"""
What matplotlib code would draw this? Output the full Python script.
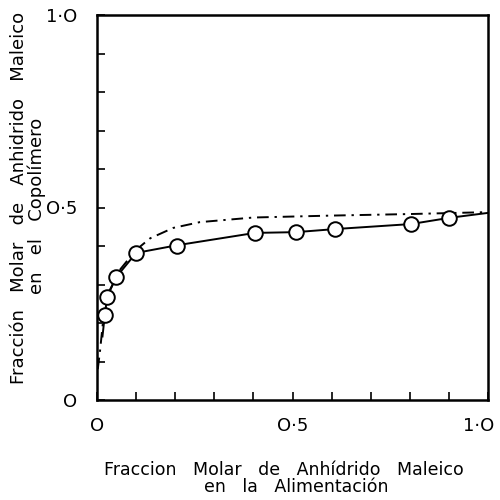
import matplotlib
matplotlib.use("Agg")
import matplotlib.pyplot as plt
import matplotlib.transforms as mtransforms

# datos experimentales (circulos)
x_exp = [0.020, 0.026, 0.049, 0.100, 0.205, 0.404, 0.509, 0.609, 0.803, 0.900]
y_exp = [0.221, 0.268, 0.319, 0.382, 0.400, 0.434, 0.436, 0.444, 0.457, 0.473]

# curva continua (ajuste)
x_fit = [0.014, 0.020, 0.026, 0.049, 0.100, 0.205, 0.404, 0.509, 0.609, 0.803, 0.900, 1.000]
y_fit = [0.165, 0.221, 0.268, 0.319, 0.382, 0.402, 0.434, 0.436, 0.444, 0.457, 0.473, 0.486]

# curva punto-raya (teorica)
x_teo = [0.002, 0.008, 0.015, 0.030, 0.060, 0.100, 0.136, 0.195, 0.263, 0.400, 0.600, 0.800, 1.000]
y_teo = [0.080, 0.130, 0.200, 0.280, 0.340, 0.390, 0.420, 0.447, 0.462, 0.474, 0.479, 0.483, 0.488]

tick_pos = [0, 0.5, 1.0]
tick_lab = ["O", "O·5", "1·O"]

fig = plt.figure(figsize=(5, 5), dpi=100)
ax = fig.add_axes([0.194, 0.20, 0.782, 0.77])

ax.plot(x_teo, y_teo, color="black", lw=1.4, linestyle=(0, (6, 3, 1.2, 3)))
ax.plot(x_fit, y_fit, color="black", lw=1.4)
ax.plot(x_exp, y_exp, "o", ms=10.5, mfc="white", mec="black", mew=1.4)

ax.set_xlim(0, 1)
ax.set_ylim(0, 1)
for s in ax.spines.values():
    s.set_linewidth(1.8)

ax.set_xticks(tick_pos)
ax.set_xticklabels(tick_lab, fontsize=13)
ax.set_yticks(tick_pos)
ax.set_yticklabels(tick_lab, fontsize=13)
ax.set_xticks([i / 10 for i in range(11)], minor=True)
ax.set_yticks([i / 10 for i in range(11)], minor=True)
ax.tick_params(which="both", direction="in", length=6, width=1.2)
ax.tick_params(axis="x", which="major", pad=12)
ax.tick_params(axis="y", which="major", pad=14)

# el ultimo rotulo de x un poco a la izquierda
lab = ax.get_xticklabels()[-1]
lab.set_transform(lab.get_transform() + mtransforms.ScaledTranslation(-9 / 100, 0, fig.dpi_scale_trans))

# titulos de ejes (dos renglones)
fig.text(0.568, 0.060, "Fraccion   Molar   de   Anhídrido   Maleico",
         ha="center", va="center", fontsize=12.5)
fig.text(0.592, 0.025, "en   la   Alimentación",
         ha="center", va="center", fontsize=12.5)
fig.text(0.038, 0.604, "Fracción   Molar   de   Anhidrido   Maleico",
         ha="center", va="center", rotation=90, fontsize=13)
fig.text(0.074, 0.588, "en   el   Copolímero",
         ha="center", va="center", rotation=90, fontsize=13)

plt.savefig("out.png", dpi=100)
"""
Exercise objective
Every line above should be returned exactly; the pictures stay out.

Correct output
What matplotlib code would draw this? Output the full Python script.
import matplotlib
matplotlib.use("Agg")
import matplotlib.pyplot as plt
import matplotlib.transforms as mtransforms

# datos experimentales (circulos)
x_exp = [0.020, 0.026, 0.049, 0.100, 0.205, 0.404, 0.509, 0.609, 0.803, 0.900]
y_exp = [0.221, 0.268, 0.319, 0.382, 0.400, 0.434, 0.436, 0.444, 0.457, 0.473]

# curva continua (ajuste)
x_fit = [0.014, 0.020, 0.026, 0.049, 0.100, 0.205, 0.404, 0.509, 0.609, 0.803, 0.900, 1.000]
y_fit = [0.165, 0.221, 0.268, 0.319, 0.382, 0.402, 0.434, 0.436, 0.444, 0.457, 0.473, 0.486]

# curva punto-raya (teorica)
x_teo = [0.002, 0.008, 0.015, 0.030, 0.060, 0.100, 0.136, 0.195, 0.263, 0.400, 0.600, 0.800, 1.000]
y_teo = [0.080, 0.130, 0.200, 0.280, 0.340, 0.390, 0.420, 0.447, 0.462, 0.474, 0.479, 0.483, 0.488]

tick_pos = [0, 0.5, 1.0]
tick_lab = ["O", "O·5", "1·O"]

fig = plt.figure(figsize=(5, 5), dpi=100)
ax = fig.add_axes([0.194, 0.20, 0.782, 0.77])

ax.plot(x_teo, y_teo, color="black", lw=1.4, linestyle=(0, (6, 3, 1.2, 3)))
ax.plot(x_fit, y_fit, color="black", lw=1.4)
ax.plot(x_exp, y_exp, "o", ms=10.5, mfc="white", mec="black", mew=1.4)

ax.set_xlim(0, 1)
ax.set_ylim(0, 1)
for s in ax.spines.values():
    s.set_linewidth(1.8)

ax.set_xticks(tick_pos)
ax.set_xticklabels(tick_lab, fontsize=13)
ax.set_yticks(tick_pos)
ax.set_yticklabels(tick_lab, fontsize=13)
ax.set_xticks([i / 10 for i in range(11)], minor=True)
ax.set_yticks([i / 10 for i in range(11)], minor=True)
ax.tick_params(which="both", direction="in", length=6, width=1.2)
ax.tick_params(axis="x", which="major", pad=12)
ax.tick_params(axis="y", which="major", pad=14)

# el ultimo rotulo de x un poco a la izquierda
lab = ax.get_xticklabels()[-1]
lab.set_transform(lab.get_transform() + mtransforms.ScaledTranslation(-9 / 100, 0, fig.dpi_scale_trans))

# titulos de ejes (dos renglones)
fig.text(0.568, 0.060, "Fraccion   Molar   de   Anhídrido   Maleico",
         ha="center", va="center", fontsize=12.5)
fig.text(0.592, 0.025, "en   la   Alimentación",
         ha="center", va="center", fontsize=12.5)
fig.text(0.038, 0.604, "Fracción   Molar   de   Anhidrido   Maleico",
         ha="center", va="center", rotation=90, fontsize=13)
fig.text(0.074, 0.588, "en   el   Copolímero",
         ha="center", va="center", rotation=90, fontsize=13)

plt.savefig("out.png", dpi=100)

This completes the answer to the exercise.